Former Executive Director of the National Viral Hepatitis Roundtable

Longtime HIV/AIDS Advocate for the likes of Project Inform and the San Francisco AIDS Foundation

The following is an excerpt from the Hep Spring 2018 Special Issue cover story:

Eleven years ago, Ryan Clary, a longtime HIV/AIDS advocate for the likes of Project Inform and the San Francisco AIDS Foundation, pivoted his professional focus to ending the hepatitis C virus (HCV) and hepatitis B virus (HBV) epidemics in the United States.

Clary, 48, is now the executive director of the National Viral Hepatitis Roundtable (NVHR), where he leads a small but determined staff of health policy experts across the country dedicated to pushing policymakers, public health officials, medical and health care providers and the media to more aggressively address the nation’s liver disease crisis. [Editor’s note: Ryan resigned from NVHR.)

“The need is so great, and the resources are so few,” says Clary. “I just felt that there was a real opportunity for me to bring the skills and experience that I had developed in HIV advocacy to try to make an impact.”

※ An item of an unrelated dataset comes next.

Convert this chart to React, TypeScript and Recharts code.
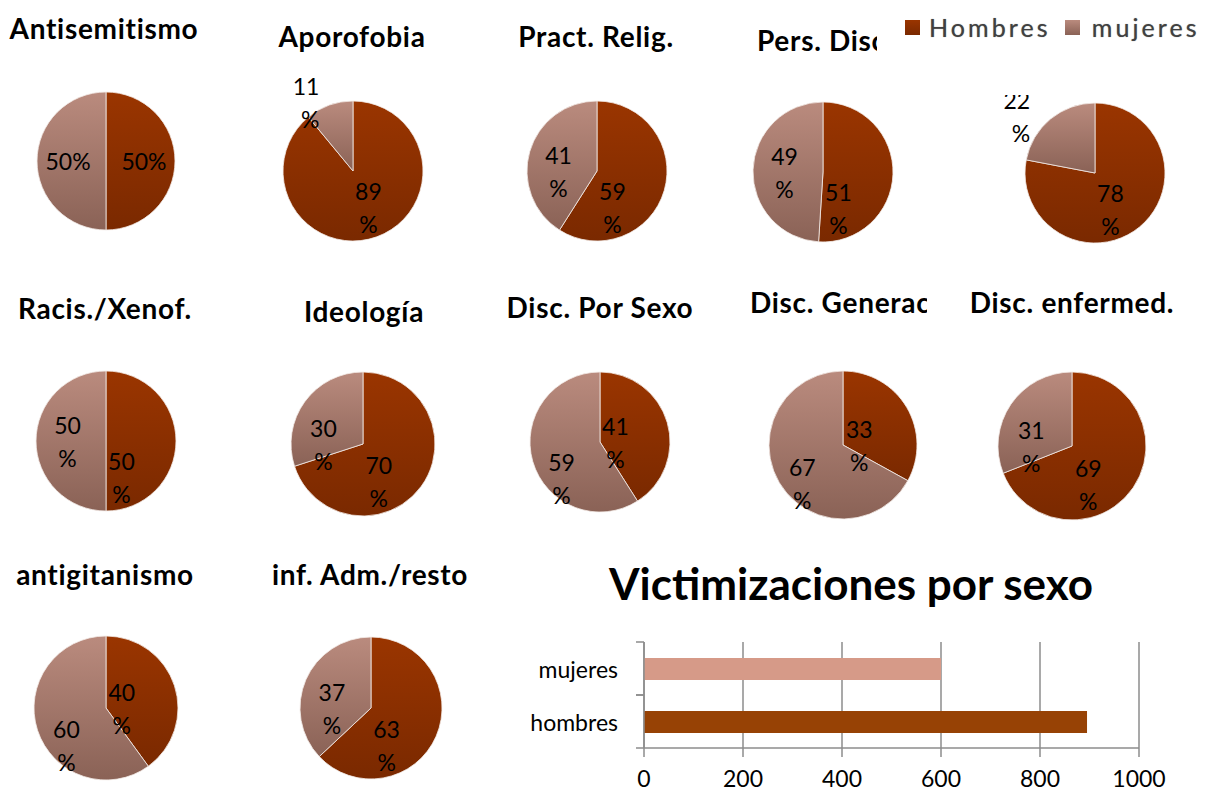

His strategy for ending the HCV and HBV epidemics is to apply the grassroots tactics he and other HIV advocates used to combat that crisis—like empowering the voices of people living with HIV to communicate directly with their elected officials—to what has become one of America’s most urgent public health concerns.

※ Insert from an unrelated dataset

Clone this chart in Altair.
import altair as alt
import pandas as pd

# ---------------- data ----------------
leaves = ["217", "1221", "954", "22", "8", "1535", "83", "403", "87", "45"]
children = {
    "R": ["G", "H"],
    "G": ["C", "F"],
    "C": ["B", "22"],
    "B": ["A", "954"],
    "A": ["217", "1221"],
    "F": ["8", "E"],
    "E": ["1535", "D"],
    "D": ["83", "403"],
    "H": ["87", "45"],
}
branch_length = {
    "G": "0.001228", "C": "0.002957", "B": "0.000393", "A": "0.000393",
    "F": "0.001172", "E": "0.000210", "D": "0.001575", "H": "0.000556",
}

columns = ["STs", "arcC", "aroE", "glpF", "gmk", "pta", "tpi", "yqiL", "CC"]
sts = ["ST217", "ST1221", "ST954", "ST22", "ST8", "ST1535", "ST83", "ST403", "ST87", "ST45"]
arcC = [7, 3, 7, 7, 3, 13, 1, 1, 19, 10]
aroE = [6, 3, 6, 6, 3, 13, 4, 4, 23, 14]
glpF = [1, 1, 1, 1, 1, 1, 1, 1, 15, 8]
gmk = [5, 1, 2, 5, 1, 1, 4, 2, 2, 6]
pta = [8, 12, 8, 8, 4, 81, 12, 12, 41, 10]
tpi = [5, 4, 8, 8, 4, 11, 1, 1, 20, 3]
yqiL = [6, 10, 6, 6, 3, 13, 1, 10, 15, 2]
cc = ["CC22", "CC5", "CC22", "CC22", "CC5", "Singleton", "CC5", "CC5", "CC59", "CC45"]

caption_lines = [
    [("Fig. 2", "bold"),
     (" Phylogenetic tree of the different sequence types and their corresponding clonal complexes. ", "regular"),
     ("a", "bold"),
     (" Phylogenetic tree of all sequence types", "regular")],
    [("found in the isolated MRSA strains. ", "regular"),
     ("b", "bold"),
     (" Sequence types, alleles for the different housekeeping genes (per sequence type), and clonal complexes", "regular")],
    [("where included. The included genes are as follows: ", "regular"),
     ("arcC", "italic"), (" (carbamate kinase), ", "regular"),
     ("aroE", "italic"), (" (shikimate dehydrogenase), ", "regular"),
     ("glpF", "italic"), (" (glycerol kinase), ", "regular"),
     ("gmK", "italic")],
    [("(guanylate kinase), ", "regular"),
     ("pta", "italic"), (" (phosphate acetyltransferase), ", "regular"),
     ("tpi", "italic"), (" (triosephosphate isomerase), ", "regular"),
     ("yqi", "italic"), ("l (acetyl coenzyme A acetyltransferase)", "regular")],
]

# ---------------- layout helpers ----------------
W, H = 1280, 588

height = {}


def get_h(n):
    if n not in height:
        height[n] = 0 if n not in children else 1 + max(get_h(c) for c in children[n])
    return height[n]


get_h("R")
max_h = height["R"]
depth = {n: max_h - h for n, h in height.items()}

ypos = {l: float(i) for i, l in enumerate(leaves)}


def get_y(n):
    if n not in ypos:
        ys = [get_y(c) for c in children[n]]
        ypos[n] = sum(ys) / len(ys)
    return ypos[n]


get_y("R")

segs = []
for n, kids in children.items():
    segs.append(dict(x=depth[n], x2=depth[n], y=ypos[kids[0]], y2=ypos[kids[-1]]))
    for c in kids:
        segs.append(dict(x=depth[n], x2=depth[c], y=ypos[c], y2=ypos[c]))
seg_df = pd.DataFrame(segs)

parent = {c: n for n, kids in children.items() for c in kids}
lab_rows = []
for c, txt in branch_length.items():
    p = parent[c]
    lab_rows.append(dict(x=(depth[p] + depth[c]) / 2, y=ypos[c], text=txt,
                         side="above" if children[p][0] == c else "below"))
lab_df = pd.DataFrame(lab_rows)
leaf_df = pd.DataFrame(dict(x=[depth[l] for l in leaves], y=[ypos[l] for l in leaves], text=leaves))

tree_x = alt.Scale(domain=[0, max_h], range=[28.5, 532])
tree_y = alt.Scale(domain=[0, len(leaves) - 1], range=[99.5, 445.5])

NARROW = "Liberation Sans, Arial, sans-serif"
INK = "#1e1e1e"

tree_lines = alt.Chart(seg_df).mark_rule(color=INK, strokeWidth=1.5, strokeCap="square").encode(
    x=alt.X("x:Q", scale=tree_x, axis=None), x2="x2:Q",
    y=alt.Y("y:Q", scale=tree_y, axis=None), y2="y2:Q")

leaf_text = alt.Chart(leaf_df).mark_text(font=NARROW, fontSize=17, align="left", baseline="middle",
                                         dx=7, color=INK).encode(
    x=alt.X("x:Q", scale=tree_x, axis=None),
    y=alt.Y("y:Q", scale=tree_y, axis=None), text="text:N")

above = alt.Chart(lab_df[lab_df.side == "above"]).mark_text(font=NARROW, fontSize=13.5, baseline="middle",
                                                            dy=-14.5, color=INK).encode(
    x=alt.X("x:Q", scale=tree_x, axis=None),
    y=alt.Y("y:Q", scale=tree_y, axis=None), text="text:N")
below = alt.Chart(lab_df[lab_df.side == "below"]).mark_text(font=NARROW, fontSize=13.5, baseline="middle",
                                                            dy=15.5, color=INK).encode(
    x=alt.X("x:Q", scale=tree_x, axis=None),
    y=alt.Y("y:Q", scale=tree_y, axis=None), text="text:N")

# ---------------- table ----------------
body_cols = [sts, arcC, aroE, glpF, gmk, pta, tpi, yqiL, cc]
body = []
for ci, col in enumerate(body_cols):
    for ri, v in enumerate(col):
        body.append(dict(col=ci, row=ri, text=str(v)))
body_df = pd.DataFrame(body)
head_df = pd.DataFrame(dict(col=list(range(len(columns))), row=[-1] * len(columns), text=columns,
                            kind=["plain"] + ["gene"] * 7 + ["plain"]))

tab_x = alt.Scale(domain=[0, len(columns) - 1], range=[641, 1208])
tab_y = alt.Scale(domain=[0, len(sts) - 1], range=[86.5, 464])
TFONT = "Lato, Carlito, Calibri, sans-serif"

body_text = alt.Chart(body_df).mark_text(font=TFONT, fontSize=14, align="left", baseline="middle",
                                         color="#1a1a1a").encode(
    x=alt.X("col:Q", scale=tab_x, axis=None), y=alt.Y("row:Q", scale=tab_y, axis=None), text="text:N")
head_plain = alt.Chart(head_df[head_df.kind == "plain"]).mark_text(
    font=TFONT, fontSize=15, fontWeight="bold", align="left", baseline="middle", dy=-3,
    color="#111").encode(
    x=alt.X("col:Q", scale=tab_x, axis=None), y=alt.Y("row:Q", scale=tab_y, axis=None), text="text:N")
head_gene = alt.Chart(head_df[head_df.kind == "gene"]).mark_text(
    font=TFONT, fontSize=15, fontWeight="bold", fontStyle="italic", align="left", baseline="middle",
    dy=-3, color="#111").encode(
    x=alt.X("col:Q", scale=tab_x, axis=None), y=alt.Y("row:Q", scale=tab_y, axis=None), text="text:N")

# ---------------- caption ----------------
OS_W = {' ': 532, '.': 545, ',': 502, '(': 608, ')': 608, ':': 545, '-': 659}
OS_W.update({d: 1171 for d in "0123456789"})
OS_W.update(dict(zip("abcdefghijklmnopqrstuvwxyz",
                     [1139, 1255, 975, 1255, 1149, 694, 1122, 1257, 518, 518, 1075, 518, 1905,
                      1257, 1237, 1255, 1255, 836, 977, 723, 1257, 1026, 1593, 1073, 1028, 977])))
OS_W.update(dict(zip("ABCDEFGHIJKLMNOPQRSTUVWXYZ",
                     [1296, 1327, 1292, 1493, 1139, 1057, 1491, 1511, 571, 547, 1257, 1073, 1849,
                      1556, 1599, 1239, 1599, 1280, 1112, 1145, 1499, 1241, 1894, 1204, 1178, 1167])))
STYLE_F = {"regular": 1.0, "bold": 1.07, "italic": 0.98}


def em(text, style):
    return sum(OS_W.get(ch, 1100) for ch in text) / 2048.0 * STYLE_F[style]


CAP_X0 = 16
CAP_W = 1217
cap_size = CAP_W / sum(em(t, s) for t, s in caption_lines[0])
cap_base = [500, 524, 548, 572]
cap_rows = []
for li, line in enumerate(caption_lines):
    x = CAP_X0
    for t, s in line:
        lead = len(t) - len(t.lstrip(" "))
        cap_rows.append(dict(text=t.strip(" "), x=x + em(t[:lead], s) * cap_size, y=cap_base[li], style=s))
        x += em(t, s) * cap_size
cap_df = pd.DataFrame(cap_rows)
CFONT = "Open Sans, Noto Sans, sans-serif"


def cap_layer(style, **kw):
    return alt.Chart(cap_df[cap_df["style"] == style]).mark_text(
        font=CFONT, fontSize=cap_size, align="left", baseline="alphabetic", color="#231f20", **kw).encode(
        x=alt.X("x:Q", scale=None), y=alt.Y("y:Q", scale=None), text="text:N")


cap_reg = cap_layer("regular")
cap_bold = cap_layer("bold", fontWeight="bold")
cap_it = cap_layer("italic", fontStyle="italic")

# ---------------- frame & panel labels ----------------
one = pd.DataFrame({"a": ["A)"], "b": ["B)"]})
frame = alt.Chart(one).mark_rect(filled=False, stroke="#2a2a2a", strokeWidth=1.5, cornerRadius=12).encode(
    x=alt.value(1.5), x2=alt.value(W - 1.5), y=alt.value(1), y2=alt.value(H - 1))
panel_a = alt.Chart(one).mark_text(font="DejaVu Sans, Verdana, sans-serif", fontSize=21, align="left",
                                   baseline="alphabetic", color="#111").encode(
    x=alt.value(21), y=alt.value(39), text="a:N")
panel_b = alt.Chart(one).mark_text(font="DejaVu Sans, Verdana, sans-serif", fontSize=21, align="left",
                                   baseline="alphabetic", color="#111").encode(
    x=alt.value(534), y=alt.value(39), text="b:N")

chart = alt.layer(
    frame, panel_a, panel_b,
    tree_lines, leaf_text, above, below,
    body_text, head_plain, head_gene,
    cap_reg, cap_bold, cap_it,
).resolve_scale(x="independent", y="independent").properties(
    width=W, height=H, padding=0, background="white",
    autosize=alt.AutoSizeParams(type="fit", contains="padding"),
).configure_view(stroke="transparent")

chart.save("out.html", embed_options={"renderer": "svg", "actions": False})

His work has played a major part in shaping the national conversation around viral hepatitis. Today, NVHR is at the forefront of U.S. advocacy efforts both to end viral hepatitis and to better address the needs of people living with hep B and C.


Under Clary’s leadership, NVHR has become well known for pressing top government officials to make good on the promise to end the hepatitis epidemic by 2030—a goal originally set by the World Health Organization.

“Not only are we not moving toward elimination—we’re barely even managing the epidemics,” Clary says, pointing to recent statistics from the Centers for Disease Control and Prevention showing that the number of new reported hep C cases has nearly tripled over the past five years. “It’s so poorly funded that we’re going backward.”

In an attempt to keep the government on course, NVHR hosts regular hepatitis action days on Capitol Hill for liver disease advocates to share their concerns. The group also lobbies lawmakers year-round to step up their hepatitis elimination efforts on behalf of their constituents.

NVHR recently joined 60 other advocacy organizations in sending a letter to President Trump directly, urging him to allocate hundreds of millions of dollars for hepatitis elimination.